In the first week of November, Tyshawn Lee fell victim to gang violence  in Chicago.  Lee, a nine-year-old, was taken into an alley and  assassinated, retaliation for his father’s alleged gang activities.

 

 

 

Lee’s death seems, for Chicago, intolerably business as usual. Last year, for example, news outlets reported 82 shootings in Chicago over the July 4 holiday  weekend, 14 of which were fatal.
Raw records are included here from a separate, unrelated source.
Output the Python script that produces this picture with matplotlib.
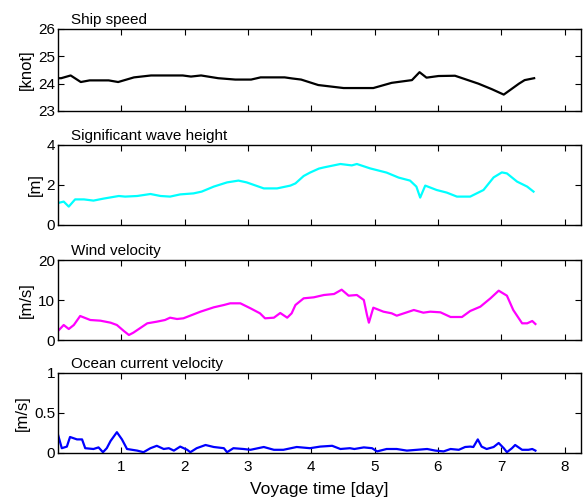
import matplotlib
matplotlib.use("Agg")
import matplotlib.pyplot as plt

plt.rcParams['font.family'] = ['Liberation Sans', 'DejaVu Sans']

# Ship speed [knot]
speed_t = [0.0, 0.05, 0.2, 0.36, 0.5, 0.8, 0.95, 1.2, 1.47, 1.97, 2.1, 2.26, 2.53, 2.8, 3.05, 3.2,
           3.58, 3.7, 3.84, 4.11, 4.51, 4.98, 5.27, 5.59, 5.71, 5.82, 6.01, 6.27, 6.64, 6.85,
           7.04, 7.28, 7.37, 7.52]
speed_v = [24.2, 24.2, 24.3, 24.06, 24.12, 24.12, 24.06, 24.23, 24.3, 24.3, 24.26, 24.3, 24.2,
           24.15, 24.15, 24.23, 24.23, 24.19, 24.15, 23.95, 23.84, 23.84, 24.03, 24.13, 24.42,
           24.22, 24.28, 24.29, 24.0, 23.8, 23.6, 24.0, 24.13, 24.2]

# Significant wave height [m]
wave_t = [0.0, 0.09, 0.17, 0.27, 0.41, 0.56, 0.72, 0.96, 1.06, 1.25, 1.46, 1.62, 1.77, 1.93,
          2.14, 2.27, 2.46, 2.67, 2.85, 2.98, 3.25, 3.46, 3.67, 3.75, 3.88, 3.98, 4.12, 4.2,
          4.46, 4.64, 4.72, 4.93, 5.19, 5.38, 5.56, 5.66, 5.72, 5.8, 5.98, 6.14, 6.3, 6.51,
          6.72, 6.88, 7.01, 7.09, 7.25, 7.41, 7.51]
wave_v = [1.1, 1.17, 0.92, 1.28, 1.28, 1.22, 1.32, 1.45, 1.42, 1.45, 1.55, 1.45, 1.42, 1.53,
          1.58, 1.67, 1.92, 2.13, 2.22, 2.13, 1.83, 1.83, 1.97, 2.08, 2.45, 2.62, 2.82, 2.88,
          3.05, 2.98, 3.05, 2.83, 2.62, 2.37, 2.22, 1.92, 1.37, 1.97, 1.75, 1.62, 1.42, 1.42,
          1.75, 2.38, 2.63, 2.58, 2.17, 1.92, 1.67]

# Wind velocity [m/s]
wind_t = [0.0, 0.09, 0.17, 0.25, 0.35, 0.51, 0.67, 0.83, 0.93, 1.04, 1.12, 1.19, 1.41, 1.56,
          1.69, 1.77, 1.88, 1.98, 2.25, 2.46, 2.62, 2.72, 2.88, 3.04, 3.19, 3.27, 3.41, 3.51,
          3.62, 3.69, 3.75, 3.88, 4.04, 4.2, 4.36, 4.48, 4.59, 4.72, 4.83, 4.88, 4.91, 4.98,
          5.14, 5.27, 5.35, 5.51, 5.62, 5.77, 5.88, 6.04, 6.2, 6.38, 6.51, 6.67, 6.83, 6.96,
          7.09, 7.19, 7.33, 7.41, 7.49, 7.54]
wind_v = [2.25, 3.75, 2.75, 3.75, 6.0, 5.0, 4.83, 4.33, 3.75, 2.25, 1.25, 1.83, 4.17, 4.58,
          5.0, 5.58, 5.25, 5.42, 7.08, 8.17, 8.75, 9.17, 9.17, 7.92, 6.67, 5.42, 5.58, 6.75,
          5.58, 6.67, 8.75, 10.42, 10.67, 11.25, 11.5, 12.58, 11.08, 11.25, 10.0, 6.25, 4.33,
          8.08, 7.08, 6.67, 6.08, 6.92, 7.5, 6.83, 7.08, 6.92, 5.75, 5.75, 7.25, 8.33, 10.42,
          12.33, 11.08, 7.5, 4.17, 4.17, 4.75, 4.0]

# Ocean current velocity [m/s]
cur_t = [0.0, 0.06, 0.14, 0.19, 0.3, 0.38, 0.43, 0.56, 0.64, 0.71, 0.77, 0.83, 0.93, 1.01,
         1.09, 1.25, 1.35, 1.46, 1.56, 1.67, 1.75, 1.83, 1.93, 2.04, 2.09, 2.19, 2.33, 2.46,
         2.62, 2.67, 2.77, 2.93, 3.04, 3.25, 3.41, 3.56, 3.77, 3.98, 4.14, 4.33, 4.46, 4.61,
         4.68, 4.83, 4.96, 5.04, 5.19, 5.35, 5.51, 5.67, 5.83, 5.96, 6.09, 6.2, 6.33, 6.43,
         6.51, 6.56, 6.63, 6.69, 6.77, 6.88, 6.96, 7.04, 7.09, 7.17, 7.22, 7.33, 7.43, 7.49,
         7.54]
cur_v = [0.23, 0.06, 0.08, 0.2, 0.17, 0.17, 0.06, 0.05, 0.07, 0.01, 0.06, 0.15, 0.26, 0.17,
         0.05, 0.03, 0.01, 0.06, 0.09, 0.05, 0.06, 0.03, 0.08, 0.04, 0.01, 0.06, 0.1, 0.075,
         0.06, 0.01, 0.06, 0.05, 0.04, 0.075, 0.04, 0.04, 0.075, 0.06, 0.08, 0.09, 0.05, 0.06,
         0.05, 0.07, 0.06, 0.02, 0.05, 0.05, 0.03, 0.04, 0.05, 0.03, 0.02, 0.05, 0.04, 0.075,
         0.08, 0.075, 0.17, 0.08, 0.05, 0.075, 0.125, 0.06, 0.01, 0.06, 0.1, 0.04, 0.04, 0.05,
         0.03]

titles = ["Ship speed", "Significant wave height", "Wind velocity", "Ocean current velocity"]
ylabels = ["[knot]", "[m]", "[m/s]", "[m/s]"]
ylims = [(23, 26), (0, 4), (0, 20), (0, 1)]
yticks = [[23, 24, 25, 26], [0, 2, 4], [0, 10, 20], [0, 0.5, 1]]
ytick_labels = [["23", "24", "25", "26"], ["0", "2", "4"], ["0", "10", "20"], ["0", "0.5", "1"]]
xticks = [1, 2, 3, 4, 5, 6, 7, 8]
colors = ["black", "#00ffff", "#ff00ff", "#0000ff"]
series = [(speed_t, speed_v), (wave_t, wave_v), (wind_t, wind_v), (cur_t, cur_v)]

fig = plt.figure(figsize=(5.84, 5.0), dpi=100)
W, H = 584.0, 500.0
left_px, right_px = 58.0, 581.0
panels_px = [(29, 111), (145, 225), (260, 340), (373, 453)]

for i, (top, bot) in enumerate(panels_px):
    ax = fig.add_axes([left_px / W, 1 - bot / H, (right_px - left_px) / W, (bot - top) / H])
    t, v = series[i]
    ax.plot(t, v, color=colors[i], lw=1.6)
    ax.set_xlim(0, 8.26)
    ax.set_ylim(*ylims[i])
    ax.set_yticks(yticks[i])
    ax.set_yticklabels(ytick_labels[i])
    ax.set_xticks(xticks)
    ax.tick_params(direction='in', top=True, right=True, length=4, width=0.8,
                   labelsize=11, pad=2)
    ax.tick_params(axis='x', pad=5)
    if i < 3:
        ax.set_xticklabels([])
    else:
        ax.set_xlabel("Voyage time [day]", fontsize=12.5, labelpad=6)
    ax.set_ylabel(ylabels[i], fontsize=12, labelpad=3)
    for s in ax.spines.values():
        s.set_linewidth(1.0)
    ax.text(0.025, 1.03, titles[i], transform=ax.transAxes, fontsize=11,
            ha='left', va='bottom')

fig.savefig("out.png", dpi=100)
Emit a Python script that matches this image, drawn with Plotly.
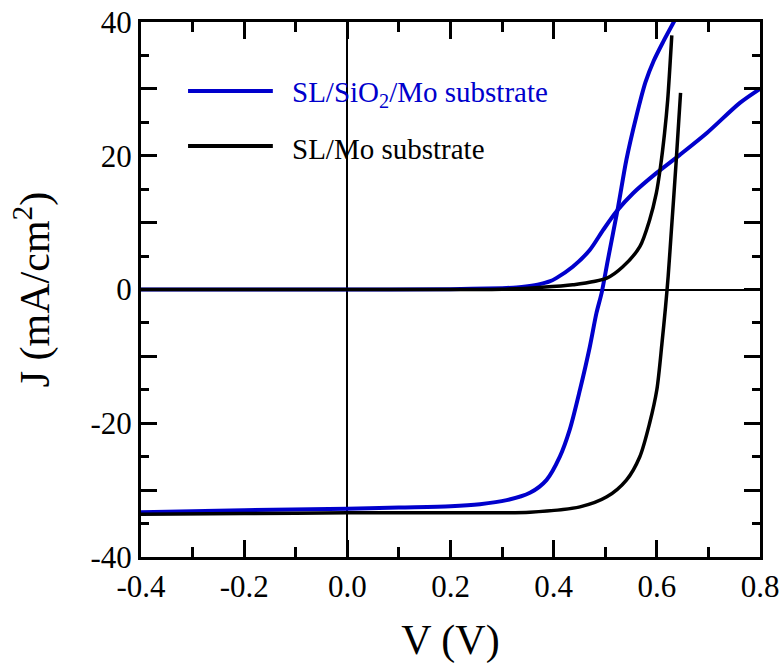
import plotly.graph_objects as go

# ---- data ----
v_sio2_light = [-0.4, -0.2, 0.0, 0.1, 0.2, 0.257, 0.309, 0.354, 0.386, 0.412, 0.431, 0.451, 0.470,
                0.483, 0.493, 0.505, 0.525, 0.541, 0.560, 0.578, 0.594, 0.612, 0.635]
j_sio2_light = [-33.3, -33.0, -32.8, -32.6, -32.4, -32.1, -31.5, -30.4, -28.5, -25.0, -21.0, -15.0, -8.6,
                -3.5, -0.5, 4.4, 12.4, 19.4, 25.8, 31.0, 34.2, 37.0, 40.3]

v_sio2_dark = [-0.4, 0.0, 0.2, 0.3, 0.328, 0.35, 0.373, 0.392, 0.405, 0.437, 0.470, 0.496, 0.522,
               0.554, 0.599, 0.644, 0.697, 0.761, 0.8]
j_sio2_dark = [0.0, 0.0, 0.05, 0.2, 0.3, 0.5, 0.8, 1.2, 1.7, 3.4, 5.9, 8.9, 11.7,
               14.4, 17.4, 20.1, 23.4, 27.9, 30.0]

v_mo_light = [-0.4, -0.2, 0.0, 0.2, 0.257, 0.354, 0.451, 0.503, 0.541, 0.567, 0.586, 0.600, 0.610,
              0.617, 0.622, 0.628, 0.637, 0.646]
j_mo_light = [-33.6, -33.5, -33.4, -33.4, -33.4, -33.3, -32.5, -31.0, -28.5, -25.0, -20.0, -15.0, -8.0,
              -2.5, 2.0, 8.6, 18.6, 29.4]

v_mo_dark = [-0.4, 0.0, 0.2, 0.3, 0.373, 0.437, 0.503, 0.534, 0.567, 0.586, 0.599, 0.607, 0.615,
             0.621, 0.629]
j_mo_dark = [0.0, 0.0, 0.0, 0.05, 0.3, 0.7, 1.7, 3.4, 6.4, 10.4, 14.4, 18.3, 23.4,
             28.3, 38.0]

series_names = ["SL/SiO<sub>2</sub>/Mo substrate", "SL/Mo substrate"]
series_colors = ["#0000CC", "#000000"]

x_ticks = [-0.4, -0.2, 0.0, 0.2, 0.4, 0.6, 0.8]
x_tick_labels = ["-0.4", "-0.2", "0.0", "0.2", "0.4", "0.6", "0.8"]
x_minor = [-0.3, -0.1, 0.1, 0.3, 0.5, 0.7]
y_ticks = [-40, -30, -20, -10, 0, 10, 20, 30, 40]
y_tick_labels = ["-40", "", "-20", "", "0", "", "20", "", "40"]
y_minor = [-35, -25, -15, -5, 5, 15, 25, 35]

FONT = "Liberation Serif"

fig = go.Figure()
for v, j, c, w in [(v_sio2_light, j_sio2_light, series_colors[0], 4),
                   (v_sio2_dark, j_sio2_dark, series_colors[0], 4),
                   (v_mo_light, j_mo_light, series_colors[1], 3.5),
                   (v_mo_dark, j_mo_dark, series_colors[1], 3.5)]:
    fig.add_trace(go.Scatter(x=v, y=j, mode="lines",
                             line=dict(color=c, width=w, shape="spline", smoothing=0.8),
                             showlegend=False, hoverinfo="skip"))

axis_common = dict(showline=True, linewidth=3, linecolor="black", mirror="allticks",
                   ticks="inside", tickwidth=2.5, tickcolor="black", automargin=False,
                   showgrid=False, zeroline=True, zerolinecolor="black", zerolinewidth=1.5,
                   tickfont=dict(family=FONT, size=31, color="black"))

fig.update_xaxes(range=[-0.4, 0.8], tickmode="array", tickvals=x_ticks, ticktext=x_tick_labels,
                 ticklen=17,
                 minor=dict(tickmode="array", tickvals=x_minor, ticks="inside", ticklen=10,
                            tickwidth=2.5, tickcolor="black"),
                 title=dict(text="V (V)", font=dict(family=FONT, size=42, color="black"), standoff=22),
                 **axis_common)
fig.update_yaxes(range=[-40, 40], tickmode="array", tickvals=y_ticks, ticktext=y_tick_labels,
                 ticklen=16,
                 minor=dict(tickmode="array", tickvals=y_minor, ticks="inside", ticklen=8,
                            tickwidth=2.5, tickcolor="black"),
                 title=dict(text="J (mA/cm<sup>2</sup>)", font=dict(family=FONT, size=42, color="black"),
                            standoff=28),
                 **axis_common)

# legend drawn manually
leg_y = [0.871, 0.768]
for name, col, yy in zip(series_names, series_colors, leg_y):
    fig.add_shape(type="line", xref="paper", yref="paper", x0=0.076, x1=0.213, y0=yy, y1=yy,
                  line=dict(color=col, width=4))
    fig.add_annotation(xref="paper", yref="paper", x=0.240, y=yy - 0.006, text=name,
                       showarrow=False, xanchor="left", yanchor="middle",
                       font=dict(family=FONT, size=29, color=col))

fig.update_layout(width=782, height=664, margin=dict(l=141, r=22, t=22, b=107),
                  font=dict(family=FONT, color="black"),
                  plot_bgcolor="white", paper_bgcolor="white", showlegend=False)

fig.write_html("out.html")
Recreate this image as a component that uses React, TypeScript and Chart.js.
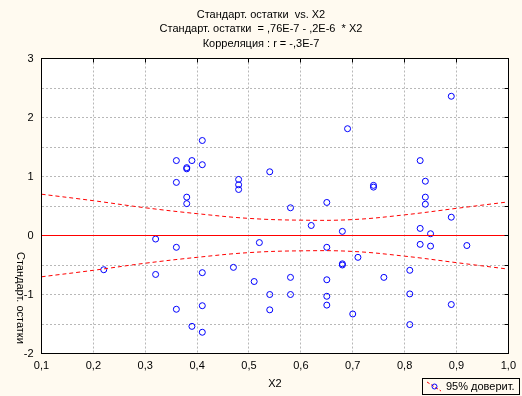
import React, { useEffect, useRef } from "react";
import { Chart, registerables } from "chart.js";
Chart.register(...registerables);

// Residual scatter data (X2 vs standardized residuals)
const residX = [
  0.22, 0.32, 0.32, 0.36, 0.36, 0.36, 0.36, 0.38, 0.38, 0.38,
  0.38, 0.39, 0.39, 0.41, 0.41, 0.41, 0.41, 0.41, 0.47, 0.48,
  0.48, 0.48, 0.51, 0.52, 0.54, 0.54, 0.54, 0.58, 0.58, 0.58,
  0.62, 0.65, 0.65, 0.65, 0.65, 0.65, 0.68, 0.68, 0.68, 0.69,
  0.71, 0.70, 0.74, 0.74, 0.76, 0.81, 0.81, 0.81, 0.83, 0.83,
  0.83, 0.84, 0.84, 0.84, 0.85, 0.85, 0.89, 0.89, 0.89, 0.92,
];
const residY = [
  -0.58, -0.06, -0.66, -0.2, 1.27, 0.9, -1.25, 1.15, 1.13, 0.65,
  0.54, 1.27, -1.54, 1.61, 1.2, -0.63, -1.19, -1.64, -0.54, 0.95,
  0.86, 0.78, -0.78, -0.12, 1.08, -1.0, -1.26, 0.47, -0.71, -1.0,
  0.17, 0.56, -0.2, -0.75, -1.03, -1.18, 0.07, -0.48, -0.5, 1.81,
  -0.37, -1.33, 0.85, 0.82, -0.71, -0.59, -0.99, -1.51, 1.27, 0.12,
  -0.15, 0.92, 0.65, 0.53, 0.03, -0.18, 2.36, 0.31, -1.17, -0.17,
];

// Fitted line and 95% confidence band
const fitX = [0.1, 1.0];
const fitY = [0, 0];
const bandX = [0.1, 0.2, 0.3, 0.4, 0.5, 0.6, 0.7, 0.8, 0.9, 1.0];
const bandUpper = [0.7, 0.59, 0.47, 0.37, 0.29, 0.26, 0.27, 0.35, 0.46, 0.57];
const bandLower = [-0.7, -0.59, -0.47, -0.37, -0.29, -0.26, -0.27, -0.35, -0.46, -0.57];

const titleLines = [
  "Стандарт. остатки  vs. X2",
  "Стандарт. остатки  = ,76E-7 - ,2E-6  * X2",
  "Корреляция : r = -,3E-7",
];
const xTitle = "X2";
const yTitle = "Стандарт. остатки";
const legendLabel = "95% доверит.";

const FONT = '"Liberation Sans", Arial, sans-serif';
const BG = "#fffaf0";

const decor = {
  id: "decor",
  beforeDraw(chart: any) {
    const { ctx, chartArea: a } = chart;
    ctx.save();
    ctx.fillStyle = BG;
    ctx.fillRect(0, 0, chart.width, chart.height);
    ctx.fillStyle = "#ffffff";
    ctx.fillRect(a.left, a.top, a.right - a.left, a.bottom - a.top);
    ctx.restore();
  },
  afterDraw(chart: any) {
    const { ctx, chartArea: a, scales } = chart;
    const L = Math.floor(a.left) + 0.5;
    const T = Math.floor(a.top) + 0.5;
    const R = Math.floor(a.right) + 0.5;
    const B = Math.floor(a.bottom) + 0.5;
    ctx.save();
    // frame
    ctx.strokeStyle = "#000";
    ctx.lineWidth = 1;
    ctx.setLineDash([]);
    ctx.strokeRect(L, T, R - L, B - T);
    // tick marks on top and right (inside)
    ctx.beginPath();
    scales.x.ticks.forEach((t: any) => {
      const px = Math.floor(scales.x.getPixelForValue(t.value)) + 0.5;
      ctx.moveTo(px, T);
      ctx.lineTo(px, T + 4);
    });
    scales.y.ticks.forEach((t: any) => {
      const py = Math.floor(scales.y.getPixelForValue(t.value)) + 0.5;
      ctx.moveTo(R - 4, py);
      ctx.lineTo(R, py);
    });
    ctx.stroke();

    // titles
    ctx.fillStyle = "#000";
    ctx.font = `11px ${FONT}`;
    ctx.textAlign = "center";
    ctx.textBaseline = "middle";
    const ys = [15, 29, 44];
    titleLines.forEach((l, i) => ctx.fillText(l, 261, ys[i]));
    // x title
    ctx.fillText(xTitle, 275, 384);
    // y title rotated clockwise
    ctx.save();
    ctx.translate(20, 252);
    ctx.rotate(Math.PI / 2);
    ctx.textAlign = "left";
    ctx.fillText(yTitle, 0, 0);
    ctx.restore();

    // legend
    ctx.fillStyle = BG;
    ctx.fillRect(422.5, 378.5, 97, 16);
    ctx.strokeStyle = "#000";
    ctx.strokeRect(422.5, 378.5, 97, 16);
    ctx.strokeStyle = "#ff0000";
    ctx.setLineDash([3, 2]);
    ctx.beginPath();
    ctx.moveTo(427, 382);
    ctx.lineTo(441, 391);
    ctx.stroke();
    ctx.setLineDash([]);
    ctx.strokeStyle = "#0000ff";
    ctx.beginPath();
    ctx.arc(434.5, 386.5, 2.5, 0, Math.PI * 2);
    ctx.stroke();
    ctx.fillStyle = "#000";
    ctx.textAlign = "left";
    ctx.fillText(legendLabel, 446, 387);
    ctx.restore();
  },
};

export default function App() {
  const ref = useRef<HTMLCanvasElement>(null);
  useEffect(() => {
    document.body.style.margin = "0";
    const pts = residX.map((x, i) => ({ x, y: residY[i] }));
    const up = bandX.map((x, i) => ({ x, y: bandUpper[i] }));
    const lo = bandX.map((x, i) => ({ x, y: bandLower[i] }));
    const fit = fitX.map((x, i) => ({ x, y: fitY[i] }));
    const chart = new Chart(ref.current!, {
      type: "scatter",
      data: {
        datasets: [
          {
            type: "line",
            data: up,
            borderColor: "#ff0000",
            borderWidth: 1,
            borderDash: [4, 3],
            pointRadius: 0,
            tension: 0.4,
            fill: false,
          },
          {
            type: "line",
            data: lo,
            borderColor: "#ff0000",
            borderWidth: 1,
            borderDash: [4, 3],
            pointRadius: 0,
            tension: 0.4,
            fill: false,
          },
          {
            type: "line",
            data: fit,
            borderColor: "#ff0000",
            borderWidth: 1,
            pointRadius: 0,
            fill: false,
          },
          {
            data: pts,
            pointStyle: "circle",
            pointRadius: 3,
            borderWidth: 1,
            borderColor: "#0000ff",
            backgroundColor: "rgba(0,0,0,0)",
          },
        ],
      } as any,
      options: {
        responsive: false,
        animation: false,
        layout: { padding: { top: 58.5, right: 12.5, left: 0, bottom: 0 } },
        plugins: { legend: { display: false }, tooltip: { enabled: false }, title: { display: false } },
        scales: {
          x: {
            type: "linear",
            min: 0.1,
            max: 1.0,
            afterFit: (s: any) => { s.height = 42.5; },
            grid: { color: "#b8b8b8", drawTicks: false },
            border: { display: false, dash: [2, 2] },
            ticks: {
              stepSize: 0.1,
              padding: 6,
              color: "#000",
              font: { family: FONT, size: 11 },
              maxRotation: 0,
              callback: (v: any) => Number(v).toFixed(1).replace(".", ","),
            },
          },
          y: {
            type: "linear",
            min: -2,
            max: 3,
            afterFit: (s: any) => { s.width = 41.5; },
            grid: { color: "#b8b8b8", drawTicks: false },
            border: { display: false, dash: [2, 2] },
            ticks: {
              stepSize: 0.5,
              padding: 8,
              color: "#000",
              font: { family: FONT, size: 11 },
              callback: (v: any) => (Number.isInteger(Number(v)) ? String(v) : ""),
            },
          },
        },
      } as any,
      plugins: [decor],
    });
    return () => chart.destroy();
  }, []);
  return (
    <div style={{ width: 522, height: 396 }}>
      <canvas ref={ref} width={522} height={396} />
    </div>
  );
}
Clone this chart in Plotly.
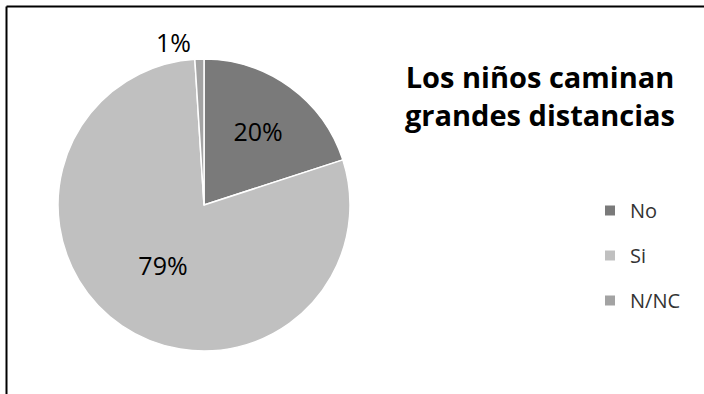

Tellingly, The Onion, a satirical newspaper, posted a headline to draw  attention to the egregious quality  of it all:  “Environmental Study Finds Air In Chicago Now 75% Bullets.”  The fact that  the satirical article made the rounds on Facebook again  after  Tyshawn’s shooting wasn’t the only one  indicates the stupefying sameness of the violence.

 

 

 

For many  Christians, events like the death of this boy, or other events tied to the New Jim Crow, it seems important to be able to do something about the events standing behind the hashtags.  So, we say, give us a list.  Take us to the lessons for our lives.

 

And just in case  you and  I feel like that,   here’s an  article  from  Rev. Dr. Brenda Salter McNeil, friend  of Wheaton College and  an expert in racial reconciliation--22 ideas  for action.

 

 

 

But what  happens when  you ask a scholar of theology and  literary studies how to respond? To a woman with a hammer, everything looks like a nail. To a woman with books,  everything looks like a story.

 

 

 

And the substance of what  I want  to argue here is about story.   How should the church respond to a racialized society  in the US in light of recent events such  as the death of Tyshawn Lee or the racial injustice embedded within our law enforcement system? The church needs to read the bigger  story.

 

 

 

This may be the lamest thesis you’ve ever read. I’m not sure,  frankly, that  it’s not the lamest thesis I’VE ever read, and  I’m writing it. So, you know, there’s always the  article.

 

 

 

But read me out. In his 1963 letter to his nephew on the 100th  anniversary of the emancipation, James Baldwin, giant of American literature and  pretty much king of the African American intellectual tradition in the 20th  century (pace  W.E.B. DuBois), defines the problem of race  in America as not only one  of action for which one  may be guilty but more damningly

 

a problem of  innocence, for which one  is responsible. He writers to his 14-year-old namesake,  “this is the crime  of which I accuse my countrymen, and  for which neither I nor time  nor history will ever forgive them, that  they have destroyed and  are destroying hundreds of thousands of lives and  do not  know  it and do not  want  to know  it. . . . It is the innocence which  constitutes the crime.”

 

This is a troubling statement for a white majority--both the violence  of destruction and  the wilful innocence that undergirds it.

 

 

 

But Baldwin, as magnificent and  full of love as he is for his nephew, and  as encouraging as he is about how to resist the violence  of white hegemony, has some concerns about his black nephew as well--and  his own innocence too.    He urges his nephew:“Know whence you came. .. .The details and  symbol of your life have been deliberately constructed to make  you believe what  white people say about you.” His nephew can’t see, after  all, the meanings that  have been as assumed as the water to a fish--the meanings associated with blackness, whiteness, integration, acceptance.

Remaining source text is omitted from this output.